Cette puissance musicale, emblème de l'écriture wagnérienne, était évidemment à l'honneur avec l'interprétation de l'orchestre titulaire du Teatro Real, capable de transmettre, sans défaut, la beauté de cette musique. Malheureusement la direction de Jesús López Cobos sur cette partition n'a pas été toujours la plus appropriée, la conduisant quelques fois trop lentement et souvent avec un tel volume sonore que le public se demandait si les chanteurs étaient des acteurs d'un film muet. Si Wagner a proposé une musicalité pleine de contrastes, à López Cobos, si précieux dans d'autres registres, lui a manqué, cette fois, la subtilité de les restituer en finesse à une oreille sensible et connaisseuse.
Jeanne-Michèle Charbonnet a été une Isolde généreuse, engagée dès le début de l'oeuvre à son personage tourmenté, l'accompagnant avec grande vigueur vocale dans ce parcours initiatique d'amour et de mort. A ses côtés brillait le Tristan de Robert Dean Smith, d'une grande sensibilité interprétative et santé vocale. Alan Titus était un Kurwenal sans ambigüités, juste et avec une force vocale capable de surmonter le trop fort volume de l'orchestre. La tonicité contrastante de ses interventions pendant l'Acte I ont donné place a une richesse plus robuste dans le IIIème. Brangäne, chanté par la mezzosoprano japonaise Mihoko Fujimura, malgré sa superbe interprétation vocale a déçu dans son apport théâtrale, pas très convaincant. Sa gestuelle déclamatoire: les bras ouverts en croix et son rapport presque toujours trop frontal, parlaient d'une attitude théatrale un peu démodé et peu adéquate a cette mise en scène contemporaine.

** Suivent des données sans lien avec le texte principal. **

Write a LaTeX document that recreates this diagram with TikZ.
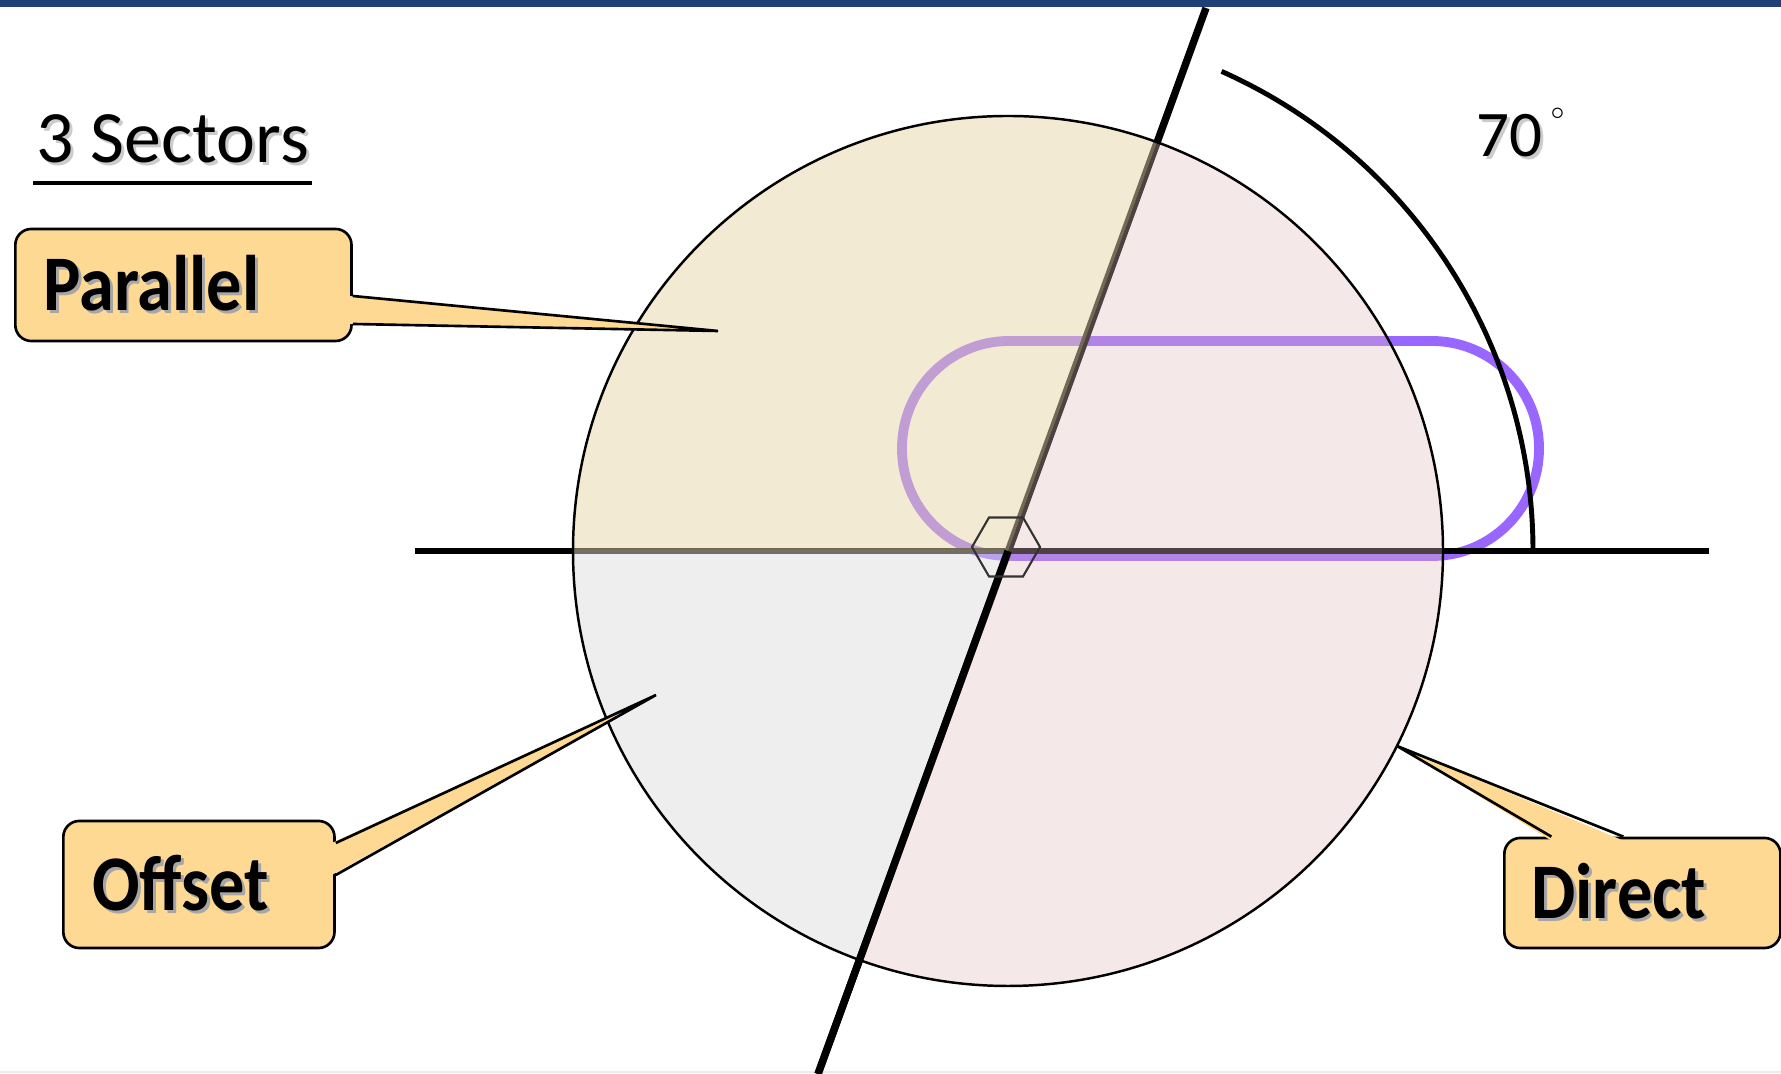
\documentclass[tikz,border=0pt]{standalone}
\usepackage{fontspec}
\setmainfont{Carlito}
\usetikzlibrary{calc,shapes.geometric}
\definecolor{barblue}{RGB}{31,63,119}
\definecolor{calloutfill}{RGB}{254,217,148}
\definecolor{trackpurple}{RGB}{153,102,255}
\definecolor{parcol}{RGB}{231,213,169}
\definecolor{offcol}{RGB}{221,221,221}
\definecolor{dircol}{RGB}{226,189,189}
% text with a soft drop shadow
\newcommand{\shtxt}[2][black!35]{\makebox[0pt][l]{\hspace{0.04em}\raisebox{-0.04em}{\textcolor{#1}{#2}}}#2}
\newcommand{\calltext}[1]{\scalebox{1}[1.12]{\shtxt{#1}}}

\begin{document}
\begin{tikzpicture}[x=0.01cm, y=-0.01cm,
  every node/.style = {inner sep=0pt},
  callout/.style = {draw, line width=0.75pt, fill=calloutfill,
                    rounded corners=0.16cm, align=left,
                    font=\fontsize{20}{24}\selectfont\bfseries},
  pointer/.style = {line width=0.75pt, line join=miter},
  axis/.style    = {line width=1.8pt},
  track/.style   = {draw=trackpurple, line width=2.8pt, rounded corners=1.07cm},
  hub/.style     = {regular polygon, regular polygon sides=6, draw=black!80,
                    line width=0.6pt, minimum size=0.68cm},
  anglearc/.style = {line width=1.4pt},
]
  \useasboundingbox (0,0) rectangle (1781,1074);
  \fill[barblue] (0,0) rectangle (1781,7);
  \draw[black!8, line width=0.6pt] (0,1072) -- (1781,1072);

  \coordinate (O) at (1008,551);
  \coordinate (top) at (1206,8);
  \coordinate (bot) at (818,1074);
  \coordinate (hl) at (415,551);
  \coordinate (hr) at (1709,551);

  % purple track behind the sectors
  \draw[track] (902,341) rectangle (1539,556);

  \draw[axis] (hl) -- (hr);
  \draw[axis, line width=2.1pt] (top) -- (bot);

  % the three sectors
  \fill[parcol, fill opacity=0.5] (O) -- ++(-70:435)
    arc[start angle=-70, end angle=-180, radius=435] -- cycle;
  \fill[offcol, fill opacity=0.5] (O) -- ++(-180:435)
    arc[start angle=-180, end angle=-250, radius=435] -- cycle;
  \fill[dircol, fill opacity=0.35] (O) -- ++(-250:435)
    arc[start angle=-250, end angle=-430, radius=435] -- cycle;
  \draw[axis, line width=2.1pt] (O) -- (bot);
  \draw[line width=0.7pt] (O) circle[radius=435];

  \node[hub] (hub) at (1006,547) {};

  % 70 degree mark
  \draw[anglearc] ($(O)+(525,0)$) arc[start angle=0, end angle=-66, radius=525];
  \node[anchor=base west, font=\fontsize{18.5}{22}\selectfont] (deg) at (1476,157)
    {\shtxt[black!20]{70}\hspace{0.12em}\raisebox{0.58em}{\fontsize{7}{7}\selectfont$\circ$}};

  \node[anchor=base west, font=\fontsize{21}{25}\selectfont] (title) at (36,163)
    {\shtxt[black!20]{3 Sectors}};
  \draw[line width=1pt] ($(title.base west)+(-3,20)$) -- ($(title.base east)+(2,20)$);

  % callouts
  \node[callout, anchor=west, minimum height=1.12cm, text width=2.8cm,
        inner xsep=0.28cm] (par) at (14,285) {\calltext{Parallel}};
  \node[callout, anchor=west, minimum height=1.27cm, text width=2.13cm,
        inner xsep=0.29cm] (off) at (62,884.5) {\calltext{Offset}};
  \node[callout, anchor=west, minimum height=1.10cm, text width=2.22cm,
        inner xsep=0.27cm] (dir) at (1503,893) {\calltext{Direct}};

  \coordinate (parTip) at (718,331);
  \coordinate (offTip) at (656,695);
  \coordinate (dirTip) at (1397,746);

  \fill[calloutfill] ($(par.east)+(-4,11)$) -- (parTip) -- ($(par.east)+(-4,39)$) -- cycle;
  \draw[pointer] ($(par.east)+(0,11)$) -- (parTip) -- ($(par.east)+(0,39)$);

  \fill[calloutfill] ($(off.east)+(-4,-41.5)$) -- (offTip) -- ($(off.east)+(-4,-9.5)$) -- cycle;
  \draw[pointer] ($(off.east)+(0,-41.5)$) -- (offTip) -- ($(off.east)+(0,-9.5)$);

  \fill[calloutfill] ($(dir.north)+(-91,4)$) -- (dirTip) -- ($(dir.north)+(-19,4)$) -- cycle;
  \draw[pointer] ($(dir.north)+(-91,0)$) -- (dirTip) -- ($(dir.north)+(-19,0)$);
\end{tikzpicture}
\end{document}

La basse allemande René Pape a été un Roi Marke d'un grand raffinement vocale et interprétatif, extraordinaire dans la beauté de son chant et dans la noblesse de l'expression de ses sentiments, face à la trahison d'abord et à la compréhension en suite, de son bien-aimé neveu, Tristan. Alejandro Marco-Buhrmester s'imposait par sa présence digne, même dans le petit rôle de Melot, et donnait envie de le voir et entendre dans des rôles plus protagonistes. Ángel Rodríguez et David Rubiera étaient les uniques voix espagnoles de cette production, dans les rôles mineurs de berger et de timonier, rôles joués et chantés avec justesse et engagement, malgré son caractère bref.
Entouré d'une telle équipe, la mise en scène de Lluís Pasqual ne pouvaient être plus riche encore, et les presque 5 heures de cette oeuvre, si elles ne se passaient pas plus vite, au moins étaient appréciés à juste titre, même par un public néophyte. Pasqual nous a laissé sa vision de cette grande oeuvre du répertoire, qu'au-delà de personnelle, passionnelle, Allemande ou Européenne, restait universelle et accessible, par les valeurs qu'elle véhicule: l'Amour, le Eros grec de la Création, et la Mort, passage vers l'inconnu, étape de la sagesse Boudhiste, qu' intéressait tant Wagner.